British School of Beijing, Shunyi (BSB, Shunyi) is a wonderful example of how project-based learning can be implemented in a variety of ways. Throughout the school this new approach is engaging students in new ways of learning, which will help them meet the increasing demand for well-rounded learners and the unknown requirements of employers of the future.
Andy Puttock, former principal of BSB, Shunyi and now educational director of Nord Anglia, explained: “For us, project-based learning is about students gaining knowledge, skills, and understanding through projects over an extended period of time, which are multi-disciplinary and that they investigate and respond to problems and challenges which are real world, authentic, and complex. So it takes students and teachers out from their comfort zone.”
One difference we discovered in the way that project-based learning is being implemented at BSB, Shunyi is that in primary school it is used in most lessons, giving these early learners the responsibility of coming up with ways to gain proficiency in core subjects by tackling real world problems. This in our opinion is a concrete way for students early on to understand the benefits of learning rather than it being an abstract activity, to which there is no apparent purpose. This can be an especially daunting time for early learners. If they are given the freedom outside of the classroom with their homework to develop themes and problems to solve in their own time, instead of just using the “complete section 3 of chapter 12” approach, then the effects of nightly homework can become immediately tangible and more appreciated.
The fact that independent and project-based learning is slowly becoming the mainstream in educational institutions around the globe does not mean that the current system is necessarily broken, but in many ways it is in need of some modification to adapt to the new requirements of life in the future.
To this Puttock’s response was that “the true marker for change in educational systems around the globe will come from what top companies are looking for when they are hiring.” These requirements for future workers subsequently trickle down from these companies and are fed into universities, then secondary, and primary schools. For young learners, thinking about your child’s career and their future employability might seem a long way off, but it’s never too soon to start preparing children for the very different world ahead of them, and tech companies are leading the way in mapping out this unknown future.
When Puttock first arrived in Asia four years ago, this wasn’t the case and exams and grades were still the primary focus. But, recently he believes there has been a big shift taking place, and educators the world over are beginning to favor new methods that have been making a significant difference in creating the confident and creative employees of the future.
Whether it be in primary school, International Baccalaureate (IB), or the STEAM program, project-based learning concepts are actively being incorporated to grow the next crop of engaged learners. One recent success story demonstrates how presenting students with real world problems in the project-based learning framework is changing things for the better. Nord Anglia Education has just formed a partnership with UNICEF, and they are working with them to help develop their United Nations Sustainable Development Goals. Each year now, they’ll be setting a challenge based on these goals which include ending poverty, ending hunger, ensuring healthy lives, achieving gender equality, and conserving and sustaining our oceans.
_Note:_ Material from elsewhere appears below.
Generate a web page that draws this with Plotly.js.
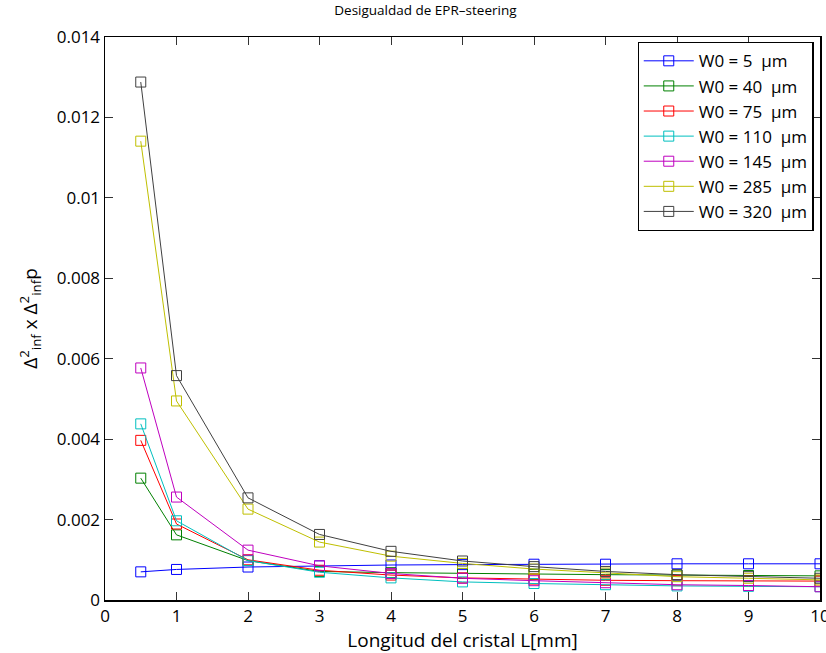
<!DOCTYPE html>
<html><head><meta charset="utf-8">
<script src="https://cdn.plot.ly/plotly-3.0.1.min.js"></script>
<style>body{margin:0;background:#fff}#chart{width:826px;height:653px}</style>
</head><body><div id="chart"></div>
<script>
const L = [0.5, 1, 2, 3, 4, 5, 6, 7, 8, 9, 10];
const names = ["W0 = 5  μm", "W0 = 40  μm", "W0 = 75  μm", "W0 = 110  μm", "W0 = 145  μm", "W0 = 285  μm", "W0 = 320  μm"];
const w5   = [0.00070, 0.00076, 0.00082, 0.00085, 0.00087, 0.00088, 0.00089, 0.00089, 0.00090, 0.00090, 0.00090];
const w40  = [0.00303, 0.00162, 0.00098, 0.00071, 0.00068, 0.00066, 0.00064, 0.00063, 0.00062, 0.00061, 0.00060];
const w75  = [0.00397, 0.00189, 0.00100, 0.00074, 0.00062, 0.00055, 0.00052, 0.00049, 0.00048, 0.00047, 0.00047];
const w110 = [0.00438, 0.00197, 0.00098, 0.00069, 0.00055, 0.00045, 0.00041, 0.00038, 0.00035, 0.00034, 0.00033];
const w145 = [0.00577, 0.00256, 0.00124, 0.00085, 0.00066, 0.00054, 0.00048, 0.00043, 0.00038, 0.00036, 0.00033];
const w285 = [0.01141, 0.00495, 0.00226, 0.00144, 0.00109, 0.00091, 0.00077, 0.00067, 0.00058, 0.00054, 0.00050];
const w320 = [0.01288, 0.00558, 0.00254, 0.00163, 0.00121, 0.00097, 0.00083, 0.00071, 0.00063, 0.00058, 0.00054];
const series = [w5, w40, w75, w110, w145, w285, w320];
const colors = ["#0000ff", "#008000", "#ff0000", "#00bfbf", "#bf00bf", "#bfbf00", "#404040"];
const traces = series.map((s, i) => ({
  x: L, y: s, name: names[i], type: "scatter", mode: "lines+markers",
  line: {color: colors[i], width: 1},
  marker: {symbol: "square-open", size: 10, color: colors[i], line: {width: 1}}
}));
const font = {family: "Open Sans, Noto Sans, sans-serif", size: 17, color: "#000"};
const layout = {
  width: 826, height: 653,
  margin: {l: 105, r: 6, t: 37, b: 53},
  paper_bgcolor: "#fff", plot_bgcolor: "#fff",
  font: font,
  showlegend: true,
  title: {text: "Desigualdad de EPR\u2013steering", font: {size: 13.5, family: font.family}, x: 0.515, xanchor: "center", y: 0.991, yanchor: "top"},
  xaxis: {range: [0, 10], dtick: 1, tick0: 0, ticks: "inside", ticklen: 8, tickcolor: "#333",
    showline: true, linecolor: "#000", linewidth: 1.5, mirror: "ticks", showgrid: false, zeroline: false,
    ticklabeloverflow: "allow",
    title: {text: "Longitud del cristal L[mm]", font: {size: 19}, standoff: 0}, tickfont: {size: 17}},
  yaxis: {range: [0, 0.014], dtick: 0.002, tick0: 0, ticks: "inside", ticklen: 8, tickcolor: "#333",
    showline: true, linecolor: "#000", linewidth: 1.5, mirror: "ticks", showgrid: false, zeroline: false,
    title: {text: "Δ<sup>2</sup><sub>inf</sub> x Δ<sup>2</sup><sub>inf</sub>p", font: {size: 19}, standoff: 14}, tickfont: {size: 17}},
  legend: {x: 0.991, xanchor: "right", y: 0.991, yanchor: "top", bgcolor: "#fff",
    bordercolor: "#000", borderwidth: 1.2, font: {size: 17}, tracegroupgap: 0, itemwidth: 50}
};
Plotly.newPlot("chart", traces, layout, {displayModeBar: false, staticPlot: true});
</script></body></html>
Tildie, Helen, Sunny and Sabrina, a gang of four brilliant IB students, decided to join in the effort of helping Grade 9 and primary school students develop projects based on these Sustainable Development Goals for UNICEF’s High Level Political Forum 2017. Like all IB students, they needed to complete a Creativity, Action, Service (CAS) requirement, and their supervisor for this very open-ended aspect of the curriculum told them that there was a great opportunity to represent Nord Anglia Education at this UNICEF conference at the United Nations in New York City.
With their combined past experience in Model United Nations and the debate team, they were the perfect addition to help guide the younger students. They worked closely with their schoolmates and developed ideas to creatively respond to these issues related to hunger and health. One was learning about compost bin systems and building one on campus, while the primary school kids created a garden on campus to grow vegetables to be used in the school’s cafeteria.
What started as a simple but worthwhile assignment has turned into a life-changing experience for these students and brought them to the UN, from July 10 to 19. This unique opportunity gave them a platform to contribute to the discussion and influence policies at the highest level. While this sort of cooperation between Nord Anglia and the UN allows students to use their project to learn about these important issues affecting countries worldwide, it also takes these concepts outside of the classroom to provide a channel for young people to communicate ideas and influence policy makers from around the globe through organized debate.
Out of the 87 students present at the forum, Sabrina was selected to address the UN, along with a small handful of other students from other Nord Anglia schools. They presented their ideas on ending hunger globally, along with a plan for how Nord Anglia Education will continue in aiding these development goals in the years to come. Sabrina described how working with this project has shaped her in becoming more aware of these global concerns: “One of the main things is that it has helped us realize the importance of these international issues. So by looking at the sustainable development goals we had to do research, and we had to talk about it, and we also had to cooperate with younger students about it, so it has helped raise awareness about these topics within ourselves concerning these issues and what we can do to help.”
As active members of BSB, Shunyi’s Model United Nations, when they return to school in the fall they plan on using this experience to create a Model UN summit at the school. This will help build another student-led experience that is sure to benefit all who are involved, continuing the enrichment of the student population with the authentic, real world experiences which are the basis for a 21st-century education.